:: MATERIAL

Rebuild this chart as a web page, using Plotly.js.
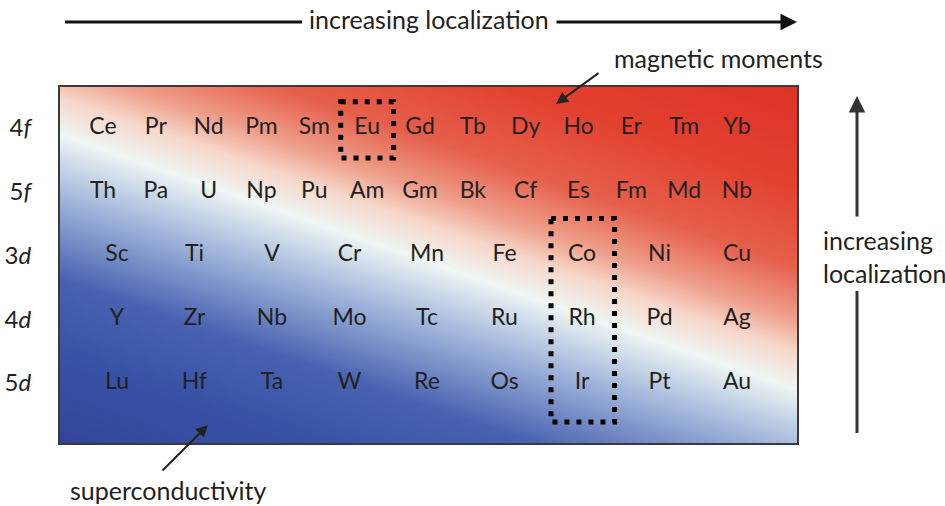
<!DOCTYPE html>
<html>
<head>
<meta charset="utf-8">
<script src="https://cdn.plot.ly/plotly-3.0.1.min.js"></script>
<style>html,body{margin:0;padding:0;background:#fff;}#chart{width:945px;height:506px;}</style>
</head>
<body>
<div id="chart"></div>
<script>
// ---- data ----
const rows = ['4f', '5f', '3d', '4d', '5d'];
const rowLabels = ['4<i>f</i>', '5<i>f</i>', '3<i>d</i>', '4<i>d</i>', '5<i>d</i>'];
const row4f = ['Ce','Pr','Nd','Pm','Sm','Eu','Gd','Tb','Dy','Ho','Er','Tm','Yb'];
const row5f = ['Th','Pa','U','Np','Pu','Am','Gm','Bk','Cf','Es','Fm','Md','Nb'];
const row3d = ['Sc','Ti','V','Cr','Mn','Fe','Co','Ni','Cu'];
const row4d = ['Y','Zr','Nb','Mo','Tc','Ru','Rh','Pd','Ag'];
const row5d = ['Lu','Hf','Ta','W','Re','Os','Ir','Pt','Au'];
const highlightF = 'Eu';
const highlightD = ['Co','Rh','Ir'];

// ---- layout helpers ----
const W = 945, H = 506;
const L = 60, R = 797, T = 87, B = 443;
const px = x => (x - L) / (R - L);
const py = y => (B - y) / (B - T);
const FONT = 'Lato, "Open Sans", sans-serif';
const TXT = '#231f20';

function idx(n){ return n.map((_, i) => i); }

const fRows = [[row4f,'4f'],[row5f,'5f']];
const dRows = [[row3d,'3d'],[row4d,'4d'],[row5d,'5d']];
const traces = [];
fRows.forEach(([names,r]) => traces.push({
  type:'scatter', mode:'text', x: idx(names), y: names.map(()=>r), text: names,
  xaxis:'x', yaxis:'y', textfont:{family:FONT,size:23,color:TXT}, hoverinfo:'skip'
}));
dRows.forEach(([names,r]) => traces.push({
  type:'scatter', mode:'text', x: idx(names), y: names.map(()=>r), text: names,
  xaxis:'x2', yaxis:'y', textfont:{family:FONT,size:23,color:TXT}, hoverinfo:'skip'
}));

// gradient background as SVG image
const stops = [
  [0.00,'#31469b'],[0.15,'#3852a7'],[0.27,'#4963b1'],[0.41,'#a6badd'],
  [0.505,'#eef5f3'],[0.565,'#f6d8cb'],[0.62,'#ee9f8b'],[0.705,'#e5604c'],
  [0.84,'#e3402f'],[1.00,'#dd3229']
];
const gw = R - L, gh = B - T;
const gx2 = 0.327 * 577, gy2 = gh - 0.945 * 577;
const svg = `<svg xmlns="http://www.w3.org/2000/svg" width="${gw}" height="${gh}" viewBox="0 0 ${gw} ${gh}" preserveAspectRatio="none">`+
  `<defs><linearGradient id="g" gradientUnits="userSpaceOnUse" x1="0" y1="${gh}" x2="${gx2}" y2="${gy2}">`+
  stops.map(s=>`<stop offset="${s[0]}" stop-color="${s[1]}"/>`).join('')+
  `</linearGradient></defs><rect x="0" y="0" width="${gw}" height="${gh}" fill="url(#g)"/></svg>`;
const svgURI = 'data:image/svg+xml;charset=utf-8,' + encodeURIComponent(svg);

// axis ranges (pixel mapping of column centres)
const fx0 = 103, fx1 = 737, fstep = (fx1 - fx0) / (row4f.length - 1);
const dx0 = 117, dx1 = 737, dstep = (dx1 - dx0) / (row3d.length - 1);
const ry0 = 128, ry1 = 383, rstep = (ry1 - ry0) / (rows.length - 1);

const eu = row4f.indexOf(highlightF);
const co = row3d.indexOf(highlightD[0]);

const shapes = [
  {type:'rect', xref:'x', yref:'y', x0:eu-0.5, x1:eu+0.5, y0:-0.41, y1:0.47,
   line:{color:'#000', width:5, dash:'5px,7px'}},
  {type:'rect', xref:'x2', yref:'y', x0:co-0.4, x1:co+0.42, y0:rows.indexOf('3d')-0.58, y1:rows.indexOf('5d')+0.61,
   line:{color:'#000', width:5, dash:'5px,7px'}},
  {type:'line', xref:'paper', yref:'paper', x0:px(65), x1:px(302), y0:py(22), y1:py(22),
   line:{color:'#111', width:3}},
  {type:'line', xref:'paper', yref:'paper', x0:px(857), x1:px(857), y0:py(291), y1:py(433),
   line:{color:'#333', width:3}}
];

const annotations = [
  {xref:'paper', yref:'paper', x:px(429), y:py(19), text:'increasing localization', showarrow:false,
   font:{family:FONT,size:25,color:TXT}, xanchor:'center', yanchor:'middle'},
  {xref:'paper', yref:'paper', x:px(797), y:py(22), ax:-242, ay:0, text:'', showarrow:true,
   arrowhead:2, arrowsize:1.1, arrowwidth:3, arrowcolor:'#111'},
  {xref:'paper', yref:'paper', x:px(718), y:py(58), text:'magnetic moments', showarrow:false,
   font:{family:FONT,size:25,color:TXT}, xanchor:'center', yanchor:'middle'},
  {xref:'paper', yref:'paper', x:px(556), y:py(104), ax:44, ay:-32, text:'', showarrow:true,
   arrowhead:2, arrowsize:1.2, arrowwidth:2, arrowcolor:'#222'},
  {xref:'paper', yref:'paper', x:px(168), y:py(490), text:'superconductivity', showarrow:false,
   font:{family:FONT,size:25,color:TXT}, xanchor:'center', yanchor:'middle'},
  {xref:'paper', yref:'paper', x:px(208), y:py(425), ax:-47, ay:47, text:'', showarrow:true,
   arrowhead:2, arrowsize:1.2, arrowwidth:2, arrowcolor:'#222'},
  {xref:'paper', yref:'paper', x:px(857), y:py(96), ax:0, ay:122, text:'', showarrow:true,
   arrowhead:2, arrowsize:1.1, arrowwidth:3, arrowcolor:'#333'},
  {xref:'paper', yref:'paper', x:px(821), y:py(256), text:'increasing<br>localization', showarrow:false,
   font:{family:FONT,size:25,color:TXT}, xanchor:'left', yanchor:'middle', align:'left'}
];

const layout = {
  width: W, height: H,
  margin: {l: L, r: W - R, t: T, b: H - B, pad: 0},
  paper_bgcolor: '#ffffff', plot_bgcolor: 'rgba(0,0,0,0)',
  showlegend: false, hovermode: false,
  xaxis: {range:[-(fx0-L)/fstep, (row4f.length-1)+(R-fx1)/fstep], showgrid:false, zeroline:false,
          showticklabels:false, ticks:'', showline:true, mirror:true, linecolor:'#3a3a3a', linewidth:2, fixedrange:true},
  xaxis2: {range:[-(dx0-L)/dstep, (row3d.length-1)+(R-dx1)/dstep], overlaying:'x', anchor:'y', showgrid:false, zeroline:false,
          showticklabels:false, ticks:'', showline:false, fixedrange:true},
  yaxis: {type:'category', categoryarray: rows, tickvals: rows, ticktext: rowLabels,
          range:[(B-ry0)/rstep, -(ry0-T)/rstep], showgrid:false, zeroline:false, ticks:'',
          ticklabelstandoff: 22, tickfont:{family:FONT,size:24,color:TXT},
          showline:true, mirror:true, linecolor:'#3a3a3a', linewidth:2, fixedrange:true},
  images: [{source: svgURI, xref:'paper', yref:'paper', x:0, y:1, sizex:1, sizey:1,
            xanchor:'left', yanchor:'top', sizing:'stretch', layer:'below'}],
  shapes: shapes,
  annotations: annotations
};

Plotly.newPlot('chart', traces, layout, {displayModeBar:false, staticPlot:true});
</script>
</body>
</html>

::::

TASK BRIEF - Could the lines from the top of the material through the line with "const highlightD = ['Co','Rh','Ir'];" be repeated exactly, pictures left out?

FINAL RESULT -
Rebuild this chart as a web page, using Plotly.js.
<!DOCTYPE html>
<html>
<head>
<meta charset="utf-8">
<script src="https://cdn.plot.ly/plotly-3.0.1.min.js"></script>
<style>html,body{margin:0;padding:0;background:#fff;}#chart{width:945px;height:506px;}</style>
</head>
<body>
<div id="chart"></div>
<script>
// ---- data ----
const rows = ['4f', '5f', '3d', '4d', '5d'];
const rowLabels = ['4<i>f</i>', '5<i>f</i>', '3<i>d</i>', '4<i>d</i>', '5<i>d</i>'];
const row4f = ['Ce','Pr','Nd','Pm','Sm','Eu','Gd','Tb','Dy','Ho','Er','Tm','Yb'];
const row5f = ['Th','Pa','U','Np','Pu','Am','Gm','Bk','Cf','Es','Fm','Md','Nb'];
const row3d = ['Sc','Ti','V','Cr','Mn','Fe','Co','Ni','Cu'];
const row4d = ['Y','Zr','Nb','Mo','Tc','Ru','Rh','Pd','Ag'];
const row5d = ['Lu','Hf','Ta','W','Re','Os','Ir','Pt','Au'];
const highlightF = 'Eu';
const highlightD = ['Co','Rh','Ir'];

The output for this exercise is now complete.